▶ _Task brief_: Extract the lines of the material below, beginning with the first and ending with the line that holds "import plotly.graph_objects as go". Skip every picture.

==============================

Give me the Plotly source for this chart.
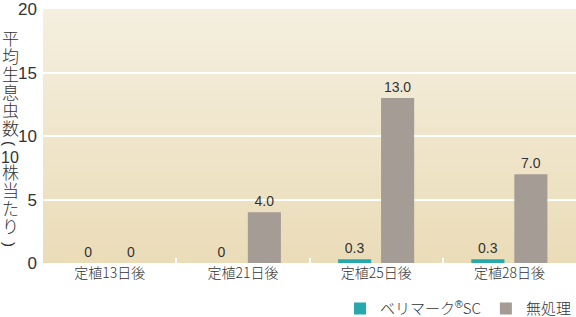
import base64
import plotly.graph_objects as go

# ---- data ----
categories = ["定植13日後", "定植21日後", "定植25日後", "定植28日後"]
beri_values = [0, 0, 0.3, 0.3]
mushori_values = [0, 4.0, 13.0, 7.0]
beri_labels = ["0", "0", "0.3", "0.3"]
mushori_labels = ["0", "4.0", "13.0", "7.0"]
series_names = ['ベリマーク<sup><span style="font-family:Liberation Sans">®</span></sup>SC', "無処理"]
y_ticks = [0, 5, 10, 15, 20]
y_range = [0, 20.02]
title_part1 = "平均生息虫数"
title_num = "10"
title_part2 = "株当たり"

# ---- style ----
W, H = 576, 317
ML, MR, MT, MB = 43, 0, 9, 54
PW, PH = W - ML - MR, H - MT - MB
FONT = "Liberation Sans, Arial, Noto Sans CJK JP, sans-serif"
JFONT = "Noto Sans CJK JP, Liberation Sans, sans-serif"
TXT = "#333333"
TEAL = "#27a8ad"
GRAY = "#a59c95"

fig = go.Figure()
fig.add_trace(go.Bar(
    x=categories, y=beri_values, name=series_names[0],
    marker=dict(color=TEAL, line=dict(width=0)),
    text=beri_labels, textposition="outside", cliponaxis=False,
    textfont=dict(size=14, color=TXT, family=FONT),
))
fig.add_trace(go.Bar(
    x=categories, y=mushori_values, name=series_names[1],
    marker=dict(color=GRAY, line=dict(width=0)),
    text=mushori_labels, textposition="outside", cliponaxis=False,
    textfont=dict(size=14, color=TXT, family=FONT),
))

# background gradient of the plot area
svg = ('<svg xmlns="http://www.w3.org/2000/svg" width="100" height="100" '
       'preserveAspectRatio="none"><defs><linearGradient id="g" x1="0" y1="0" '
       'x2="0" y2="1"><stop offset="0" stop-color="#f4efdf"/>'
       '<stop offset="1" stop-color="#ebdcb8"/></linearGradient></defs>'
       '<rect width="100" height="100" fill="url(#g)"/></svg>')
src = "data:image/svg+xml;base64," + base64.b64encode(svg.encode()).decode()


def px_y(ypix):
    return (H - MB - ypix) / PH


TX = (10 - ML) / PW
PITCH = 18.0
GLYPH = 17


def vstack(chars):
    return "<br>".join(f'<span style="font-size:{GLYPH}px">{c}</span>' for c in chars)


annotations = [
    dict(text=vstack(title_part1), x=TX, y=px_y(82),
         font=dict(size=PITCH / 1.3, color=TXT, family=JFONT, weight=300)),
    dict(text="(", textangle=90, x=TX, y=px_y(143), font=dict(size=15, color=TXT, family=FONT)),
    dict(text=title_num, x=TX, y=px_y(157), font=dict(size=16, color=TXT, family=FONT)),
    dict(text=vstack(title_part2), x=TX, y=px_y(198),
         font=dict(size=PITCH / 1.3, color=TXT, family=JFONT, weight=300)),
    dict(text=")", textangle=90, x=TX, y=px_y(244), font=dict(size=15, color=TXT, family=FONT)),
]
for a in annotations:
    a.update(showarrow=False, xref="paper", yref="paper", xanchor="center", yanchor="middle", borderpad=0)

fig.update_layout(
    width=W, height=H,
    margin=dict(l=ML, r=MR, t=MT, b=MB, autoexpand=False),
    paper_bgcolor="white",
    plot_bgcolor="rgba(0,0,0,0)",
    barmode="group", bargap=0.355, bargroupgap=0.23,
    font=dict(family=FONT, color=TXT),
    images=[dict(source=src, xref="paper", yref="paper", x=0, y=1,
                 sizex=1, sizey=1, sizing="stretch", layer="below",
                 xanchor="left", yanchor="top")],
    annotations=annotations,
    showlegend=True,
    legend=dict(orientation="h", x=1, xanchor="right", y=-0.18, yanchor="middle",
                font=dict(size=15, color=TXT, family=JFONT, weight=300),
                bgcolor="rgba(0,0,0,0)", itemwidth=30, tracegroupgap=10),
)
fig.update_xaxes(
    type="category", showgrid=False, zeroline=False, showline=False,
    ticks="inside", tickson="boundaries", ticklen=5, tickwidth=2, tickcolor="white",
    tickfont=dict(size=14, color=TXT, family=JFONT, weight=300),
)
fig.update_yaxes(
    range=y_range, tickvals=y_ticks, showgrid=True, gridcolor="white", gridwidth=2,
    zeroline=False, showline=False, ticks="", ticklabelstandoff=5,
    tickfont=dict(size=17, color=TXT, family=FONT),
)

fig.write_html("out.html")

==============================

▶ _Completed task_:
Give me the Plotly source for this chart.
import base64
import plotly.graph_objects as go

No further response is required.